Review By Remy Franck,Pizzicato,September 2011
Von der Leidenschaftlichkeit der erste Violinsonate von 1963, über die Violinsonate Nr. 2, die Schnittke ‘Quasi una Sonata’ untertitelte—sie sei, so der Komponist, “ein Bericht über die Unmöglichkeit der Sonate in Form einer Sonate”—bis zur asketischen Dritten Violinsonate und der gleichfalls sehr einfachen Jugendsonate bleibt eines gleich: die Tiefe der Botschaft in Alfred Schnittkes Musik. Das amerikanische Duo Carolyn Huebl und Mark Wait, Professorin bezw. Dekan der ‘Blair School of Music’ an der Vanderbilt University in Nashville, sind sowohl technisch als auch interpretatorisch dem anspruchsvollen Programm vollauf gewachsen und bringen die vier Sonaten in aufregenden Einspielungen zu Gehör.

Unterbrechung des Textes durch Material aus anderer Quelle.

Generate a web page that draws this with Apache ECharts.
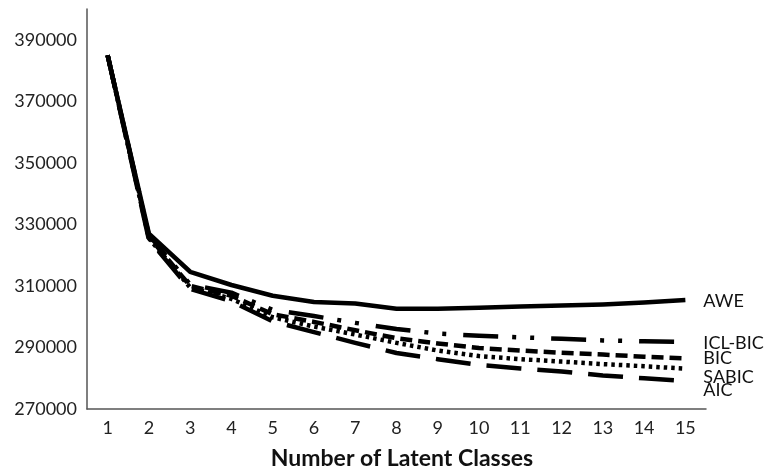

In ihrem souveränen Spiel ist jede Note erfüllt, und die Musik bringt Schnittkes Seelenzustände, seine Grimassen und seine lyrischen Momente faszinierend zum Ausdruck.
Das recht trockene Klangbild der Aufnahme verstärkt die Wirkung der Musik, in der uns andere weitaus berühmtere Interpreten nicht mehr gepackt haben als Huebl und Wait. Und da die Naxos-Produktion die einzige Gesamtaufnahme der Violinsonaten des genialen Schnittke ist, verdient sie ohne Zweifel unsere Auszeichnung!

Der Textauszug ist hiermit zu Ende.